= TASK TO COMPLETE =
Copy the lines below as they are; omit the images they contain.

/---

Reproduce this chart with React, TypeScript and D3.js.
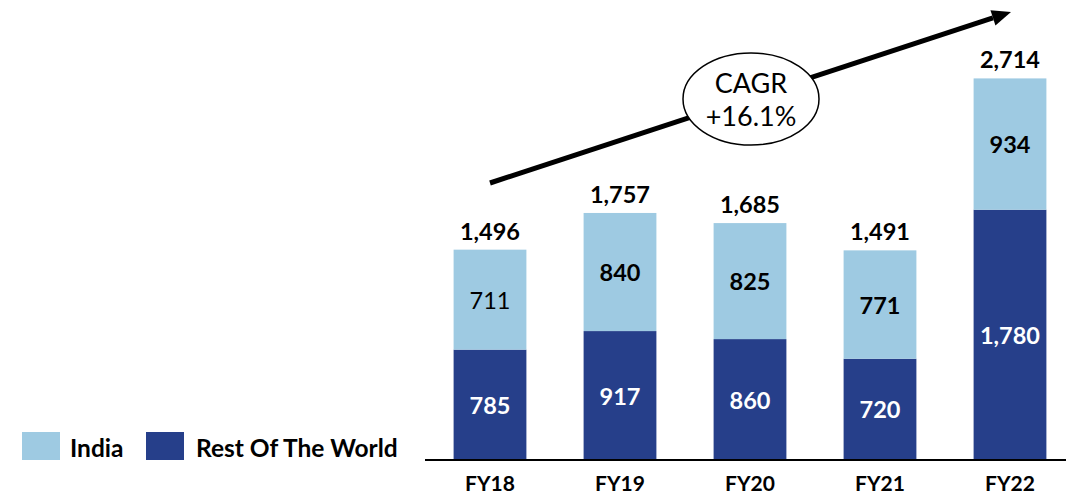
import React from "react";
import * as d3 from "d3";

const categories = ["FY18", "FY19", "FY20", "FY21", "FY22"];
const restOfWorld = [785, 917, 860, 720, 1780];
const india = [711, 840, 825, 771, 934];
const totals = [1496, 1757, 1685, 1491, 2714];
const indiaBold = [false, true, true, true, true];
const seriesNames = ["India", "Rest Of The World"];
const cagrLines = ["CAGR", "+16.1%"];

const W = 1066;
const H = 494;
const LIGHT = "#9ECAE2";
const DARK = "#263F8A";
const FONT = "Lato, 'Open Sans', sans-serif";

export default function App() {
  const x = d3
    .scaleBand<string>()
    .domain(categories)
    .range([425, 1075])
    .paddingInner(0.44)
    .paddingOuter(0.22);
  const y = d3.scaleLinear().domain([0, 2800]).range([460, 460 - 2800 * 0.1406]);
  const fmt = d3.format(",");
  const bw = x.bandwidth();

  const arrowStart: [number, number] = [490, 183];
  const arrowEnd: [number, number] = [1011, 12];
  const ang = Math.atan2(arrowEnd[1] - arrowStart[1], arrowEnd[0] - arrowStart[0]);
  const headLen = 19;
  const headHalf = 8;
  const bx = arrowEnd[0] - headLen * Math.cos(ang);
  const by = arrowEnd[1] - headLen * Math.sin(ang);
  const px = -Math.sin(ang);
  const py = Math.cos(ang);
  const head = [
    [arrowEnd[0], arrowEnd[1]],
    [bx + headHalf * px, by + headHalf * py],
    [bx - headHalf * px, by - headHalf * py],
  ]
    .map((p) => p.join(","))
    .join(" ");

  const VAL = 23.5;

  return (
    <svg width={W} height={H} style={{ position: "absolute", left: 0, top: 0, background: "#fff" }}>
      {categories.map((c, i) => {
        const x0 = x(c)!;
        const yRow = y(restOfWorld[i]);
        const yTop = y(restOfWorld[i] + india[i]);
        return (
          <g key={c}>
            <rect x={x0} y={yRow} width={bw} height={y(0) - yRow} fill={DARK} />
            <rect x={x0} y={yTop} width={bw} height={yRow - yTop} fill={LIGHT} />
            <text
              x={x0 + bw / 2}
              y={(yRow + y(0)) / 2}
              textAnchor="middle"
              dominantBaseline="central"
              fontFamily={FONT}
              fontWeight="bold"
              fontSize={VAL}
              fill="#fff"
            >
              {fmt(restOfWorld[i])}
            </text>
            <text
              x={x0 + bw / 2}
              y={(yTop + yRow) / 2}
              textAnchor="middle"
              dominantBaseline="central"
              fontFamily={FONT}
              fontWeight={indiaBold[i] ? "bold" : "normal"}
              fontSize={VAL}
              fill="#000"
            >
              {fmt(india[i])}
            </text>
            <text
              x={x0 + bw / 2}
              y={y(totals[i]) - 19}
              textAnchor="middle"
              dominantBaseline="central"
              fontFamily={FONT}
              fontWeight="bold"
              fontSize={VAL}
              fill="#000"
            >
              {fmt(totals[i])}
            </text>
            <text
              x={x0 + bw / 2}
              y={482}
              textAnchor="middle"
              dominantBaseline="central"
              fontFamily={FONT}
              fontWeight="bold"
              fontSize={21}
              fill="#000"
            >
              {c}
            </text>
          </g>
        );
      })}
      <line x1={425} x2={1066} y1={460} y2={460} stroke="#000" strokeWidth={2} />

      {/* CAGR arrow */}
      <line
        x1={arrowStart[0]}
        y1={arrowStart[1]}
        x2={bx}
        y2={by}
        stroke="#000"
        strokeWidth={5}
      />
      <polygon points={head} fill="#000" />
      <ellipse cx={751} cy={99} rx={68} ry={46} fill="#fff" stroke="#000" strokeWidth={1.5} />
      {cagrLines.map((t, i) => (
        <text
          key={t}
          x={751}
          y={82 + i * 33}
          textAnchor="middle"
          dominantBaseline="central"
          fontFamily={FONT}
          fontSize={27}
          fill="#000"
        >
          {t}
        </text>
      ))}

      {/* Legend */}
      {seriesNames.map((s, i) => {
        const lx = i === 0 ? 22 : 146;
        return (
          <g key={s}>
            <rect x={lx} y={432} width={38} height={28} fill={i === 0 ? LIGHT : DARK} />
            <text
              x={lx + (i === 0 ? 48 : 50)}
              y={447}
              dominantBaseline="central"
              fontFamily={FONT}
              fontWeight="bold"
              fontSize={24.5}
              fill="#000"
            >
              {s}
            </text>
          </g>
        );
      })}
    </svg>
  );
}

\---

= REPLY TO THE TASK =
Reproduce this chart with React, TypeScript and D3.js.
import React from "react";
import * as d3 from "d3";

const categories = ["FY18", "FY19", "FY20", "FY21", "FY22"];
const restOfWorld = [785, 917, 860, 720, 1780];
const india = [711, 840, 825, 771, 934];
const totals = [1496, 1757, 1685, 1491, 2714];
const indiaBold = [false, true, true, true, true];
const seriesNames = ["India", "Rest Of The World"];
const cagrLines = ["CAGR", "+16.1%"];

const W = 1066;
const H = 494;
const LIGHT = "#9ECAE2";
const DARK = "#263F8A";
const FONT = "Lato, 'Open Sans', sans-serif";

export default function App() {
  const x = d3
    .scaleBand<string>()
    .domain(categories)
    .range([425, 1075])
    .paddingInner(0.44)
    .paddingOuter(0.22);
  const y = d3.scaleLinear().domain([0, 2800]).range([460, 460 - 2800 * 0.1406]);
  const fmt = d3.format(",");
  const bw = x.bandwidth();

  const arrowStart: [number, number] = [490, 183];
  const arrowEnd: [number, number] = [1011, 12];
  const ang = Math.atan2(arrowEnd[1] - arrowStart[1], arrowEnd[0] - arrowStart[0]);
  const headLen = 19;
  const headHalf = 8;
  const bx = arrowEnd[0] - headLen * Math.cos(ang);
  const by = arrowEnd[1] - headLen * Math.sin(ang);
  const px = -Math.sin(ang);
  const py = Math.cos(ang);
  const head = [
    [arrowEnd[0], arrowEnd[1]],
    [bx + headHalf * px, by + headHalf * py],
    [bx - headHalf * px, by - headHalf * py],
  ]
    .map((p) => p.join(","))
    .join(" ");

  const VAL = 23.5;

  return (
    <svg width={W} height={H} style={{ position: "absolute", left: 0, top: 0, background: "#fff" }}>
      {categories.map((c, i) => {
        const x0 = x(c)!;
        const yRow = y(restOfWorld[i]);
        const yTop = y(restOfWorld[i] + india[i]);
        return (
          <g key={c}>
            <rect x={x0} y={yRow} width={bw} height={y(0) - yRow} fill={DARK} />
            <rect x={x0} y={yTop} width={bw} height={yRow - yTop} fill={LIGHT} />
            <text
              x={x0 + bw / 2}
              y={(yRow + y(0)) / 2}
              textAnchor="middle"
              dominantBaseline="central"
              fontFamily={FONT}
              fontWeight="bold"
              fontSize={VAL}
              fill="#fff"
            >
              {fmt(restOfWorld[i])}
            </text>
            <text
              x={x0 + bw / 2}
              y={(yTop + yRow) / 2}
              textAnchor="middle"
              dominantBaseline="central"
              fontFamily={FONT}
              fontWeight={indiaBold[i] ? "bold" : "normal"}
              fontSize={VAL}
              fill="#000"
            >
              {fmt(india[i])}
            </text>
            <text
              x={x0 + bw / 2}
              y={y(totals[i]) - 19}
              textAnchor="middle"
              dominantBaseline="central"
              fontFamily={FONT}
              fontWeight="bold"
              fontSize={VAL}
              fill="#000"
            >
              {fmt(totals[i])}
            </text>
            <text
              x={x0 + bw / 2}
              y={482}
              textAnchor="middle"
              dominantBaseline="central"
              fontFamily={FONT}
              fontWeight="bold"
              fontSize={21}
              fill="#000"
            >
              {c}
            </text>
          </g>
        );
      })}
      <line x1={425} x2={1066} y1={460} y2={460} stroke="#000" strokeWidth={2} />

      {/* CAGR arrow */}
      <line
        x1={arrowStart[0]}
        y1={arrowStart[1]}
        x2={bx}
        y2={by}
        stroke="#000"
        strokeWidth={5}
      />
      <polygon points={head} fill="#000" />
      <ellipse cx={751} cy={99} rx={68} ry={46} fill="#fff" stroke="#000" strokeWidth={1.5} />
      {cagrLines.map((t, i) => (
        <text
          key={t}
          x={751}
          y={82 + i * 33}
          textAnchor="middle"
          dominantBaseline="central"
          fontFamily={FONT}
          fontSize={27}
          fill="#000"
        >
          {t}
        </text>
      ))}

      {/* Legend */}
      {seriesNames.map((s, i) => {
        const lx = i === 0 ? 22 : 146;
        return (
          <g key={s}>
            <rect x={lx} y={432} width={38} height={28} fill={i === 0 ? LIGHT : DARK} />
            <text
              x={lx + (i === 0 ? 48 : 50)}
              y={447}
              dominantBaseline="central"
              fontFamily={FONT}
              fontWeight="bold"
              fontSize={24.5}
              fill="#000"
            >
              {s}
            </text>
          </g>
        );
      })}
    </svg>
  );
}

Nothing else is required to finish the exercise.